First, the MoD must develop a stronger policy-planning
capacity. The MoD remains domestically oriented, and still primarily
functions more as a management agency. Now that it is a ministry, the
MoD will have to be able to present its long-term strategy and visions
for Japanese security policy. While the JDA has invested in developing
an institutional capacity to do that, it is far from sufficient. For
instance, the MoD will create a "strategic planning office" in September
as a part of its reorganization effort to enhance its policy-planning
capacity. But what is envisioned is far too small to adequately perform
this function. The MoD should explore a more comprehensive
reorganization that includes creating an office that, similar to MOFA's
Foreign Policy Bureau, coordinates policy for the ministry. It also
should create bureaus that focus on regional security affairs so that it
can build regional security policy as well as functional expertise in
security affairs. Most important, it must invest more in developing
human resource and encourage officials to gain policy-making capacity.

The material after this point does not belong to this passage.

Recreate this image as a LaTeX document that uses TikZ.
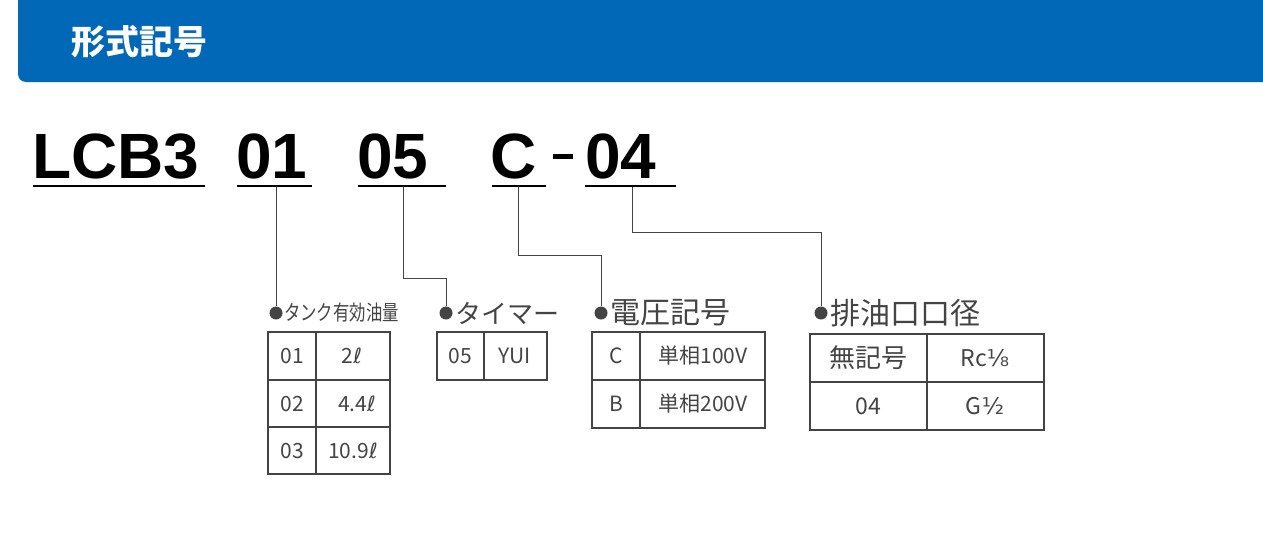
\documentclass[tikz,border=0pt]{standalone}
\usepackage{fontspec}
\setmainfont{Noto Sans CJK JP}
\newfontfamily\codef{Liberation Sans}
\newfontfamily\djv{DejaVu Sans}
\definecolor{hdr}{HTML}{0068B7}
\definecolor{ln}{HTML}{444444}
\begin{document}
\begin{tikzpicture}[x=1pt,y=-1pt,
  ln/.style={draw=ln,line width=1pt},
  tb/.style={draw=ln,line width=1.3pt},
  dot/.style={circle,fill=ln,inner sep=0pt,minimum size=13pt},
  code/.style={font=\codef\fontsize{64}{64}\selectfont\bfseries,inner sep=0pt,anchor=base west,text=black},
  lab/.style={anchor=west,inner sep=0pt,text=ln},
  cell/.style={inner sep=0pt,text=ln,font=\fontsize{21}{21}\selectfont}]
\useasboundingbox (0,0) rectangle (1263,554);
\fill[hdr,rounded corners=8pt] (18,-10) rectangle (1280,82);
\node[text=white,font=\fontsize{34}{34}\selectfont\bfseries,anchor=west] (title) at (68,42) {形式記号};
% code
\node[code] (lcb) at (32,178) {LCB3};
\node[code] (c01) at (236,178) {01};
\node[code] (c05) at (357,178) {05};
\node[code] (cc) at (490,178) {C};
\node[code] (c04) at (585,178) {04};
\draw[line width=5pt] (553,156) -- (573,156);
\foreach \a/\b in {33/205,237/312,358/446,492/546,585/676}
  \draw[line width=2.5pt] (\a,186) -- (\b,186);
\coordinate (s1) at (276,187); \coordinate (s2) at (403,187);
\coordinate (s3) at (518,187); \coordinate (s4) at (632,187);
\node[dot] (d1) at (276,313) {}; \node[dot] (d2) at (446,313) {};
\node[dot] (d3) at (601,313) {}; \node[dot] (d4) at (821,313) {};
\draw[ln] (s1) -- (d1);
\draw[ln] (s2) |- (446,278) -- (d2);
\draw[ln] (s3) |- (601,255) -- (d3);
\draw[ln] (s4) |- (821,232) -- (d4);
\node[lab,font=\fontsize{21}{21}\selectfont] (l1) at (284,313) {\scalebox{0.78}[1]{タンク有効油量}};
\node[lab,font=\fontsize{26}{26}\selectfont] (l2) at (455,313) {タイマー};
\node[lab,font=\fontsize{30}{30}\selectfont] (l3) at (610,313) {電圧記号};
\node[lab,font=\fontsize{30}{30}\selectfont] (l4) at (830,313) {排油口口径};
% table 1
\draw[tb] (268,332) rectangle (390,474) (316,332) -- (316,474) (268,380) -- (390,380) (268,427) -- (390,427);
\node[cell] (a1) at (292,356) {01}; \node[cell] (b1) at (352,356) {2{\djv ℓ}};
\node[cell] (a2) at (292,404) {02}; \node[cell] (b2) at (357,404) {4.4{\djv ℓ}};
\node[cell] (a3) at (292,451) {03}; \node[cell] (b3) at (353,451) {10.9{\djv ℓ}};
% table 2
\draw[tb] (437,332) rectangle (547,380) (484,332) -- (484,380);
\node[cell] (a4) at (460,356) {05}; \node[cell] (b4) at (515,356) {YUI};
% table 3
\draw[tb] (592,332) rectangle (765,428) (640,332) -- (640,428) (592,380) -- (765,380);
\node[cell] (a5) at (616,356) {C}; \node[cell] (b5) at (703,356) {単相100V};
\node[cell] (a6) at (616,404) {B}; \node[cell] (b6) at (703,404) {単相200V};
% table 4
\draw[tb] (810,334) rectangle (1044,430) (927,334) -- (927,430) (810,382) -- (1044,382);
\node[cell,font=\fontsize{26}{26}\selectfont] (a7) at (868,358) {無記号};
\node[cell,font=\fontsize{23}{23}\selectfont] (b7) at (985,358) {Rc{\djv ⅛}};
\node[cell,font=\fontsize{23}{23}\selectfont] (a8) at (868,406) {04};
\node[cell,font=\fontsize{23}{23}\selectfont] (b8) at (985,406) {G{\djv ½}};
\end{tikzpicture}
\end{document}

Increasing the number of "internationalists" that are policy-savvy with a
high level of security policy expertise is critical.
Second,
the MoD must improve coordination with other government agencies.
Throughout the Defense Policy Review Initiative (DPRI) process, the JDA
took the lead in negotiations with the United States, but a lack of
coordination between the JDA, MOFA, and other government offices was
evident from time to time, sometimes bringing negotiations to a
standstill. This led many observers of the US-Japan alliance on both
sides to question whether the JDA is "ready" to become a ministry. JDA's
elevation to a ministry cannot result in an escalation of the
bureaucratic tug-of-war with MOFA. Since Japan's decision-making system
is increasingly centralized around the prime minister and the Cabinet
Office, establishing a solid coordination mechanism most notably under
the new National Security Council (NSC) to be established with the
Cabinet Office is crucial.
Finally, the role of the Internal
Bureau (naikyoku) must be
reexamined. Historically, the Internal Bureau has supervised all aspects
of the SDF from procurement to personnel to include "keeping the
SDF down" under the name of civilian control, arguing that doing so will
prevent the SDF from returning to its militarist past. However, this is
an anachronistic management model when the SDF is encouraged to expand
the scope of its activities beyond Japan's borders. Now that Japan has a
mature democracy, it is a time to rethink the role the Internal Bureau
played vis-à-vis the SDF, and consider a fundamental reorganization
based on the principle that civilian officials and SDF officers work in
partnership to shape a security policy for Japan, so that the MoD can
proactively participate in the security policymaking process.
New security policymaking structure
Under
Prime Minister Shinzo Abe, Japan is reforming its decision-making
process on national security issues and creating a more centralized
structure. In September 2006, two prime minister's advisory groups were
established. One is examining the utility of creating a National
Security Council (NSC) in the Cabinet Office, and the other is exploring
how to enhance the intelligence capacity of the Cabinet Office. Both
advisory groups are expected to present their recommendations in
February. While these recommendations will have a considerable impact on
the debate over the institutional framework for Japanese national
security policy, the system that will emerge remains uncertain.
It
is in this context that the MoD must establish itself as a proactive
player in Japanese security policy. This won't happen overnight. But it
is critical that the MoD tackle the structural challenges now, so that
it can play a major role in shaping the Japanese security agenda in what
is envisioned to be a more centralized decision-making process.